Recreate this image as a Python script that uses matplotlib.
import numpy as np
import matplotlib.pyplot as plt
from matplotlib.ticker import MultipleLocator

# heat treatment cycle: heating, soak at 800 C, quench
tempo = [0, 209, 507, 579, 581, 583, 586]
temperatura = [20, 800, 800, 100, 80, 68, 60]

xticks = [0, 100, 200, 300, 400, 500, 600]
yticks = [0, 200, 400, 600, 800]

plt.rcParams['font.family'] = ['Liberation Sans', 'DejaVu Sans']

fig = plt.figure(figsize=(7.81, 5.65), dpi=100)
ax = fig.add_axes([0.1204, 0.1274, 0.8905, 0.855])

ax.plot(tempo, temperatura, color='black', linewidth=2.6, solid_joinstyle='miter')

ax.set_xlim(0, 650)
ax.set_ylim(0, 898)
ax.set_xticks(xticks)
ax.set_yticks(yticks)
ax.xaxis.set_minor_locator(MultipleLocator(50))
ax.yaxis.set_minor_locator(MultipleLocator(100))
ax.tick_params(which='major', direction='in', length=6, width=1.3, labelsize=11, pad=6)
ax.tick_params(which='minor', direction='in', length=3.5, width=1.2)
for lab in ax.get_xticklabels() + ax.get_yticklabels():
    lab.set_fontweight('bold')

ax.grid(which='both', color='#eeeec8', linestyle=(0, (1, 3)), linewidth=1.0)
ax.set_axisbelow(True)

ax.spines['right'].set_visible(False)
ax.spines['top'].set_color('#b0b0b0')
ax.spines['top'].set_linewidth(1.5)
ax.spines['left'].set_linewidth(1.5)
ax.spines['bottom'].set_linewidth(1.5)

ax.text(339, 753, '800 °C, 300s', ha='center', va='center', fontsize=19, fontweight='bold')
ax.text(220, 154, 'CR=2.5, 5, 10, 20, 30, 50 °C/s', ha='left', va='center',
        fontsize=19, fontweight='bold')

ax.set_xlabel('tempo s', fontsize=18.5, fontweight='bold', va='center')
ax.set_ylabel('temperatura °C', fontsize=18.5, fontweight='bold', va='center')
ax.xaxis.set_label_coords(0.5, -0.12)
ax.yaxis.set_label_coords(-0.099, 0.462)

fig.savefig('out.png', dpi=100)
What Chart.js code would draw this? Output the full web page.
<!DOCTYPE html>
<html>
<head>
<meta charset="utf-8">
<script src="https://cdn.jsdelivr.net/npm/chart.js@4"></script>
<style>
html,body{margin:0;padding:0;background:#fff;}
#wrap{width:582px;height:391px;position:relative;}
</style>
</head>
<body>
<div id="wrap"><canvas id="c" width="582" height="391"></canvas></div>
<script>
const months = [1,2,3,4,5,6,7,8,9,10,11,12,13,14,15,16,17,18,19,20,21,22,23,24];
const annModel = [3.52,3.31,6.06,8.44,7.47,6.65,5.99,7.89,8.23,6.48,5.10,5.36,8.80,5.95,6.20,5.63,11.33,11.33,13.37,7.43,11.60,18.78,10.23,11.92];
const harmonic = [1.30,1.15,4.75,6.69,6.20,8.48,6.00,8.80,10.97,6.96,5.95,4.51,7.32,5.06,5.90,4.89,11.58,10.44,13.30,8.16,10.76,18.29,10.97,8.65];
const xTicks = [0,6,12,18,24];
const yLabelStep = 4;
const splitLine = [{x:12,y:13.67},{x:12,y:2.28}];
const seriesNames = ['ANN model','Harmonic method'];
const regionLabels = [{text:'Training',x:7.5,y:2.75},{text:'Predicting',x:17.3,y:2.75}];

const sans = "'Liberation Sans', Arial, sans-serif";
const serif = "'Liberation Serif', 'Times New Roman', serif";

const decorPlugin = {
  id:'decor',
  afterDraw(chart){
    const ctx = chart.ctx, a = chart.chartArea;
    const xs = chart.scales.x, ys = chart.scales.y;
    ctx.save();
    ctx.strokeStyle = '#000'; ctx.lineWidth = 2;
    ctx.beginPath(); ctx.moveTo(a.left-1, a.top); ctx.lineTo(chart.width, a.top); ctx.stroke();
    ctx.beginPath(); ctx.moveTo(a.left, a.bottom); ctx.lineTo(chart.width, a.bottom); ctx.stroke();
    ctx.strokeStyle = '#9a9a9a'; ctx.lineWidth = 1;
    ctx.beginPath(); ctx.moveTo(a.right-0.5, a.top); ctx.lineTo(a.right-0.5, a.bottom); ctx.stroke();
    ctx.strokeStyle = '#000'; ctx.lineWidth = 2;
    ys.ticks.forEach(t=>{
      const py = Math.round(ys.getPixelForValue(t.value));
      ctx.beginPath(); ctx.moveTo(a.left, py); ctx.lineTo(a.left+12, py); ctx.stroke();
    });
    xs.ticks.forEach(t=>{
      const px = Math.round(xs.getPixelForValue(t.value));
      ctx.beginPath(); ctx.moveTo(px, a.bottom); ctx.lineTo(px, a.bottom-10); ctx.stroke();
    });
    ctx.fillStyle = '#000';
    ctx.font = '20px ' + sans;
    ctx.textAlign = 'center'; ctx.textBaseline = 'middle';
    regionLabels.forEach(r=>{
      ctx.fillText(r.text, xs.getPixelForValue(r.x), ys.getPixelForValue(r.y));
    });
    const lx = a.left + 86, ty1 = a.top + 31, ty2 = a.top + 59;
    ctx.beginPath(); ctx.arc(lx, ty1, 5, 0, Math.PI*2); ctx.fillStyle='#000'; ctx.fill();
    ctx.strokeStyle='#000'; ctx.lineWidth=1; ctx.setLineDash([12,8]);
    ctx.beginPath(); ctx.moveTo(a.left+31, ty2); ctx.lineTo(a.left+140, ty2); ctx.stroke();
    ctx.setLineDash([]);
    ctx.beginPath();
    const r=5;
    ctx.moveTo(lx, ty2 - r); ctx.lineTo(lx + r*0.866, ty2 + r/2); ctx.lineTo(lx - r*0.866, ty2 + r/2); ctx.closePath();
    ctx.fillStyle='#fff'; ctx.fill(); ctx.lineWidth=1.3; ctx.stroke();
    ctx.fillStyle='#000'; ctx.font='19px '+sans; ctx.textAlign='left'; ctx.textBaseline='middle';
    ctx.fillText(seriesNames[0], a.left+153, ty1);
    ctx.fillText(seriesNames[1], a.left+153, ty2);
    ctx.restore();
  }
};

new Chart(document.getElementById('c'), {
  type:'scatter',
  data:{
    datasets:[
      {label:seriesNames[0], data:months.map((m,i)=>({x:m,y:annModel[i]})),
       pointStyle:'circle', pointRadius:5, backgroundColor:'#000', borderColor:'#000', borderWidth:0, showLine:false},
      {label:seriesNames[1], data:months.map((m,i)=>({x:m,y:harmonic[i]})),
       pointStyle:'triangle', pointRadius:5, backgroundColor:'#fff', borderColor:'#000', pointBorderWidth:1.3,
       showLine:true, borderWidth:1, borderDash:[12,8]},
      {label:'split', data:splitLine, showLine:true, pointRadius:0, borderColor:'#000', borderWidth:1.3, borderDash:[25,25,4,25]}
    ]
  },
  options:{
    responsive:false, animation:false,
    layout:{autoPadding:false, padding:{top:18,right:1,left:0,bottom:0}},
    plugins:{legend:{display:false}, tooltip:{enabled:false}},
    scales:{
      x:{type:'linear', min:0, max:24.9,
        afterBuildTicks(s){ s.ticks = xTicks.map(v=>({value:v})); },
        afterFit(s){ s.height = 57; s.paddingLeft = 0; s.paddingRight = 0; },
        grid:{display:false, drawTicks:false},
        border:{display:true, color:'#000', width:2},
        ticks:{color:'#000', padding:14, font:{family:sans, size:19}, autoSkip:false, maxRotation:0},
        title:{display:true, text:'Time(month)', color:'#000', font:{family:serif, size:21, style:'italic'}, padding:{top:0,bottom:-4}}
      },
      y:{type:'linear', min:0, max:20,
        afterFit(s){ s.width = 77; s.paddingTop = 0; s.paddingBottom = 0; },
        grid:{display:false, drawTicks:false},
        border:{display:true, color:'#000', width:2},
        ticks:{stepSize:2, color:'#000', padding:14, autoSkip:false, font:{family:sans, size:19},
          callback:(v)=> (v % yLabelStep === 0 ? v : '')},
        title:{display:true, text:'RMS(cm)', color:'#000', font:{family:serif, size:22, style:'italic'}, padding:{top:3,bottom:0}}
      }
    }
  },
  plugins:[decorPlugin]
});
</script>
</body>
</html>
_ _ _ _ _
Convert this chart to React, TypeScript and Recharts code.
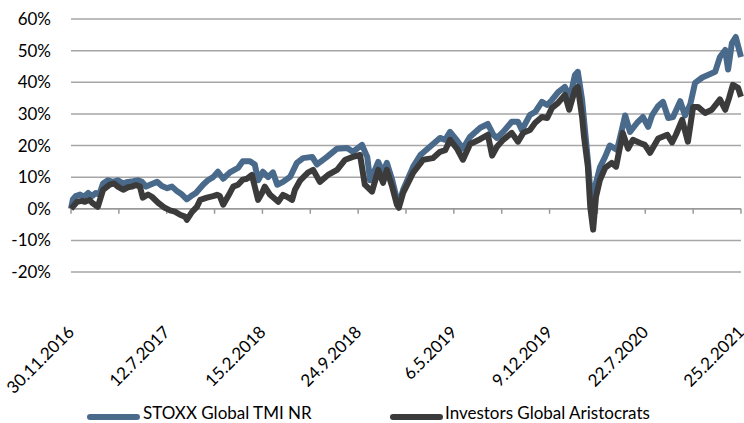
_ _ _ _ _
### Work instructions
Going down the listing above, begin printing at the line with "Recreate this image" and finish with the line with "color='black', linewidth=2.6, solid_joinstyle='miter')", exactly as they appear.

### Answer for the task
Recreate this image as a Python script that uses matplotlib.
import numpy as np
import matplotlib.pyplot as plt
from matplotlib.ticker import MultipleLocator

# heat treatment cycle: heating, soak at 800 C, quench
tempo = [0, 209, 507, 579, 581, 583, 586]
temperatura = [20, 800, 800, 100, 80, 68, 60]

xticks = [0, 100, 200, 300, 400, 500, 600]
yticks = [0, 200, 400, 600, 800]

plt.rcParams['font.family'] = ['Liberation Sans', 'DejaVu Sans']

fig = plt.figure(figsize=(7.81, 5.65), dpi=100)
ax = fig.add_axes([0.1204, 0.1274, 0.8905, 0.855])

ax.plot(tempo, temperatura, color='black', linewidth=2.6, solid_joinstyle='miter')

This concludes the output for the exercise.